# Objective
Copy exactly the lines from the one containing "What Bokeh code" through the one containing "hours = [i / 10 for i in range(241)]", both included, and leave out any pictures.

# Data records
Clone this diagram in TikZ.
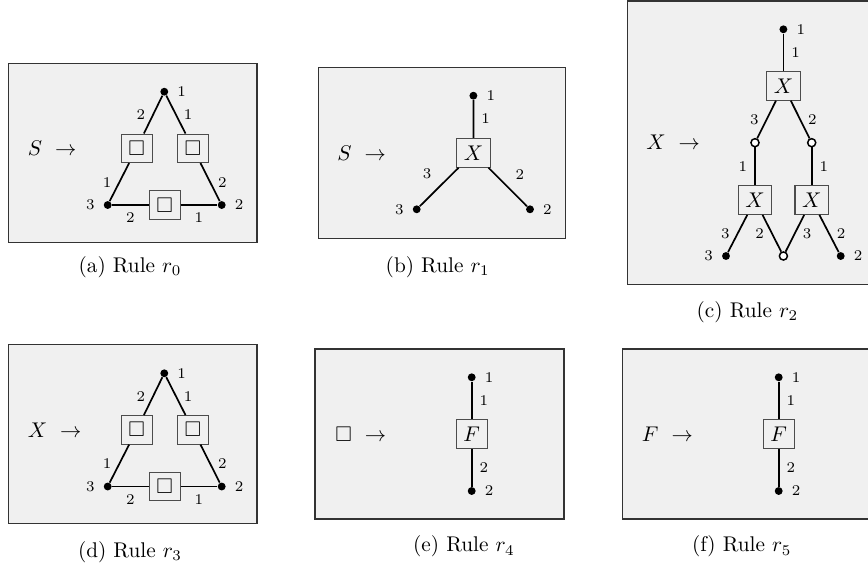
\documentclass[tikz,border=0pt]{standalone}
\usepackage{amssymb}
\usepackage{amsmath}
\usepackage{xcolor}
\usepackage{tikz}
\usetikzlibrary{arrows.meta,calc,positioning}

\tikzset{
  panel/.style={draw=black!80,fill=black!6,line width=0.5pt},
  head/.style={anchor=west,inner sep=0pt},
  hbox/.style={draw=black!70,line width=0.5pt,inner sep=3.33pt},
  ext/.style={circle,fill=black,inner sep=0pt,minimum size=3.7pt},
  int/.style={circle,draw=black,fill=white,line width=0.7pt,inner sep=0pt,minimum size=3.8pt},
  lbl/.style={font=\scriptsize},
  tent/.style={line width=0.8pt},
  every label/.style={font=\scriptsize},
  label distance=0.6pt
}

\begin{document}
\begin{tikzpicture}[x=0.47pt,y=-0.47pt]
\useasboundingbox (0,0) rectangle (868,566);
\clip (0,0) rectangle (868,566);

\draw[panel] (8.3,63.3) rectangle (257,242.7);
\node[head] (ah) at (27.5,148.3) {$S\ \rightarrow$};
\node[ext,label=right:1] (a1) at (164.3,91.7) {};
\node[ext,label=left:3] (a3) at (107.7,205) {};
\node[ext,label=right:2] (a2) at (221.7,205) {};
\node[hbox] (aL) at (136.7,148.3) {$\square$};
\node[hbox] (aR) at (193,148.3) {$\square$};
\node[hbox] (aB) at (164.7,205) {$\square$};
\draw[tent] (a1) -- node[lbl,left] {2} (aL) -- node[lbl,left] {1} (a3);
\draw[tent] (a1) -- node[lbl,right] {1} (aR) -- node[lbl,right] {2} (a2);
\draw[tent] (a3) -- node[lbl,below] {2} (aB) -- node[lbl,below] {1} (a2);
\node (acap) at (130,267) {(a) Rule $r_0$};

\draw[panel] (318.3,67.3) rectangle (565.7,238.3);
\node[head] (bh) at (337,152.8) {$S\ \rightarrow$};
\node[ext,label=right:1] (b1) at (473.4,95.7) {};
\node[hbox] (bX) at (473.6,152.8) {$X$};
\node[ext,label=left:3] (b3) at (416.7,209.3) {};
\node[ext,label=right:2] (b2) at (530,209.3) {};
\draw[tent] (b1) -- node[lbl,right] {1} (bX);
\draw[tent] (bX) -- node[lbl,above left] {3} (b3);
\draw[tent] (bX) -- node[lbl,above right] {2} (b2);
\node (bcap) at (437.7,267) {(b) Rule $r_1$};

\draw[panel] (627.3,1) rectangle (876,284.3);
\node[head] (ch) at (646,142.7) {$X\ \rightarrow$};
\node[ext,label=right:1] (c1) at (783.4,29.3) {};
\node[hbox] (cX) at (783.4,85.8) {$X$};
\node[int] (cl) at (755,142.7) {};
\node[int] (cr) at (811.7,142.7) {};
\node[hbox] (cXl) at (755,200) {$X$};
\node[hbox] (cXr) at (811.7,200) {$X$};
\node[ext,label=left:3] (c3) at (726,256) {};
\node[int] (cm) at (783.4,256) {};
\node[ext,label=right:2] (c2) at (840.7,256) {};
\draw[tent] (c1) -- node[lbl,right] {1} (cX);
\draw[tent] (cX) -- node[lbl,left] {3} (cl);
\draw[tent] (cX) -- node[lbl,right] {2} (cr);
\draw[tent] (cl) -- node[lbl,left] {1} (cXl);
\draw[tent] (cr) -- node[lbl,right] {1} (cXr);
\draw[tent] (cXl) -- node[lbl,left] {3} (c3);
\draw[tent] (cXl) -- node[lbl,left] {2} (cm);
\draw[tent] (cXr) -- node[lbl,right] {3} (cm);
\draw[tent] (cXr) -- node[lbl,right] {2} (c2);
\node (ccap) at (747.5,312) {(c) Rule $r_2$};

\draw[panel] (8.3,344.7) rectangle (257,523.3);
\node[head] (dh) at (27.5,430) {$X\ \rightarrow$};
\node[ext,label=right:1] (d1) at (164.3,373.3) {};
\node[ext,label=left:3] (d3) at (107.7,486.5) {};
\node[ext,label=right:2] (d2) at (221.7,486.5) {};
\node[hbox] (dL) at (136.7,429.8) {$\square$};
\node[hbox] (dR) at (193,429.8) {$\square$};
\node[hbox] (dB) at (164.7,486.5) {$\square$};
\draw[tent] (d1) -- node[lbl,left] {2} (dL) -- node[lbl,left] {1} (d3);
\draw[tent] (d1) -- node[lbl,right] {1} (dR) -- node[lbl,right] {2} (d2);
\draw[tent] (d3) -- node[lbl,below] {2} (dB) -- node[lbl,below] {1} (d2);
\node (dcap) at (130,552) {(d) Rule $r_3$};

\draw[panel] (315,349) rectangle (564,519);
\node[head] (eh) at (335,434.3) {$\square\ \rightarrow$};
\node[ext,label=right:1] (e1) at (471.7,377.3) {};
\node[hbox] (eF) at (471.7,434.3) {$F$};
\node[ext,label=right:2] (e2) at (471.7,491) {};
\draw[tent] (e1) -- node[lbl,right] {1} (eF) -- node[lbl,right] {2} (e2);
\node (ecap) at (464,546.5) {(e) Rule $r_4$};

\draw[panel] (622.3,349) rectangle (871,519);
\node[head] (fh) at (641.5,434.3) {$F\ \rightarrow$};
\node[ext,label=right:1] (f1) at (778.7,377.3) {};
\node[hbox] (fF) at (778.7,434.3) {$F$};
\node[ext,label=right:2] (f2) at (778.7,491) {};
\draw[tent] (f1) -- node[lbl,right] {1} (fF) -- node[lbl,right] {2} (f2);
\node (fcap) at (741.7,546.5) {(f) Rule $r_5$};
\end{tikzpicture}
\end{document}
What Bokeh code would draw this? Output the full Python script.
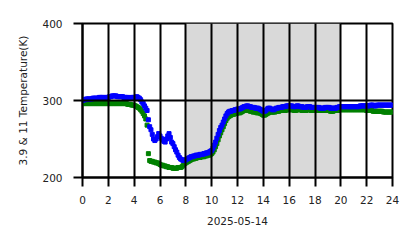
from bokeh.plotting import figure
from bokeh.models import BoxAnnotation, Range1d, FixedTicker, ColumnDataSource
from bokeh.embed import file_html
from bokeh.resources import INLINE

# sample times (hours), one every 6 minutes
hours = [i / 10 for i in range(241)]

# 3.9 temperature (blue), K
temp_blue = [
    300, 301, 301, 302, 302, 302, 302, 302, 303, 303,
    303, 303, 303, 304, 304, 304, 304, 303, 304, 304,
    304, 305, 305, 306, 306, 306, 306, 305, 305, 305,
    305, 305, 304, 304, 304, 304, 303, 303, 304, 304,
    304, 304, 305, 304, 303, 301, 298, 296, 293, 290,
    287, 275, 266, 262, 256, 250, 248, 250, 253, 257,
    254, 251, 249, 247, 246, 250, 254, 257, 252, 246,
    244, 240, 236, 233, 229, 226, 224, 223, 222, 222,
    223, 224, 225, 226, 227, 227, 228, 228, 229, 229,
    229, 230, 230, 230, 231, 231, 232, 232, 233, 234,
    235, 238, 242, 246, 251, 256, 261, 265, 268, 272,
    276, 280, 283, 285, 286, 286, 287, 287, 288, 288,
    289, 289, 289, 290, 291, 292, 292, 293, 293, 292,
    292, 291, 291, 291, 290, 290, 290, 289, 288, 287,
    286, 286, 287, 289, 290, 290, 289, 288, 288, 289,
    290, 290, 291, 291, 291, 292, 292, 292, 293, 293,
    293, 293, 293, 292, 292, 292, 293, 293, 292, 292,
    292, 291, 291, 291, 292, 292, 292, 291, 291, 291,
    291, 291, 291, 291, 290, 290, 290, 290, 291, 291,
    291, 291, 290, 290, 290, 290, 290, 291, 291, 292,
    292, 292, 292, 292, 292, 292, 292, 292, 292, 292,
    292, 292, 292, 292, 292, 293, 293, 293, 293, 293,
    293, 293, 293, 294, 294, 294, 293, 293, 294, 294,
    294, 294, 294, 294, 294, 294, 294, 294, 294, 294,
    294,
]

# 11 temperature (green), K
temp_green = [
    296, 296, 296, 296, 296, 296, 296, 296, 296, 296,
    296, 296, 296, 296, 296, 296, 296, 296, 296, 296,
    296, 296, 296, 296, 296, 296, 296, 296, 296, 296,
    296, 296, 296, 296, 296, 295, 295, 295, 294, 294,
    294, 293, 292, 291, 290, 288, 286, 283, 280, 276,
    268, 231, 222, 221, 221, 220, 220, 219, 219, 218,
    217, 216, 216, 215, 215, 214, 214, 213, 213, 213,
    212, 212, 212, 212, 213, 213, 213, 214, 216, 218,
    219, 220, 221, 222, 223, 224, 224, 225, 225, 226,
    226, 226, 227, 227, 227, 228, 228, 229, 229, 230,
    231, 233, 236, 240, 244, 249, 254, 258, 262, 266,
    270, 274, 277, 279, 280, 281, 282, 282, 283, 283,
    284, 284, 284, 285, 286, 287, 287, 287, 287, 287,
    286, 286, 285, 285, 285, 284, 284, 284, 283, 282,
    281, 281, 282, 283, 284, 285, 285, 285, 285, 285,
    286, 286, 286, 287, 287, 287, 287, 287, 288, 288,
    288, 288, 288, 288, 287, 287, 288, 288, 288, 288,
    287, 287, 287, 287, 288, 288, 288, 287, 287, 287,
    287, 287, 287, 287, 287, 287, 287, 287, 287, 287,
    287, 287, 286, 286, 286, 287, 287, 287, 287, 288,
    288, 288, 288, 288, 288, 288, 288, 288, 288, 288,
    288, 288, 288, 288, 288, 288, 288, 288, 288, 288,
    287, 287, 287, 287, 287, 286, 286, 286, 286, 286,
    286, 286, 286, 285, 285, 285, 285, 285, 285, 285,
    285,
]

x_ticks = [0, 2, 4, 6, 8, 10, 12, 14, 16, 18, 20, 22, 24]
y_ticks = [200, 300, 400]
night_start, night_end = 8, 20

FONT = "DejaVu Sans"
TEXT = "#222222"

p = figure(width=418, height=248, output_backend="svg", toolbar_location=None,
           x_range=Range1d(0, 24), y_range=Range1d(200, 400),
           min_border_left=82, min_border_right=26, min_border_top=23, min_border_bottom=71)
p.outline_line_color = "black"
p.outline_line_width = 2
p.background_fill_color = "white"
p.border_fill_color = "white"

p.add_layout(BoxAnnotation(left=night_start, right=night_end, fill_color="#d9d9d9",
                           fill_alpha=1.0, line_color=None, level="underlay"))

src = ColumnDataSource(dict(h=hours, b=temp_blue, g=temp_green))
p.scatter("h", "g", source=src, marker="square", size=4, color="#008000")
p.scatter("h", "b", source=src, marker="square", size=4, color="#0000ff")

for ax in (p.xaxis[0], p.yaxis[0]):
    ax.axis_line_width = 2
    ax.axis_line_color = "black"
    ax.major_tick_line_width = 2
    ax.major_tick_line_color = "black"
    ax.major_tick_out = 9
    ax.major_tick_in = 0
    ax.minor_tick_line_color = None
    ax.major_label_text_font = FONT
    ax.major_label_text_font_size = "10.5px"
    ax.major_label_text_color = TEXT
    ax.axis_label_text_font = FONT
    ax.axis_label_text_font_size = "10.5px"
    ax.axis_label_text_font_style = "normal"
    ax.axis_label_text_color = TEXT

p.xaxis[0].ticker = FixedTicker(ticks=x_ticks)
p.yaxis[0].ticker = FixedTicker(ticks=y_ticks)
p.xaxis[0].axis_label = "2025-05-14"
p.yaxis[0].axis_label = "3.9 & 11 Temperature(K)"
p.xaxis[0].major_label_standoff = 9
p.yaxis[0].major_label_standoff = 11
p.xaxis[0].axis_label_standoff = 10
p.yaxis[0].axis_label_standoff = 10

for g in (p.xgrid[0], p.ygrid[0]):
    g.grid_line_color = "black"
    g.grid_line_width = 2
    g.grid_line_alpha = 1.0
    g.level = "overlay"
p.xgrid[0].ticker = FixedTicker(ticks=x_ticks)
p.ygrid[0].ticker = FixedTicker(ticks=y_ticks)

open("out.html", "w").write(file_html(p, INLINE))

# Answer to the task
What Bokeh code would draw this? Output the full Python script.
from bokeh.plotting import figure
from bokeh.models import BoxAnnotation, Range1d, FixedTicker, ColumnDataSource
from bokeh.embed import file_html
from bokeh.resources import INLINE

# sample times (hours), one every 6 minutes
hours = [i / 10 for i in range(241)]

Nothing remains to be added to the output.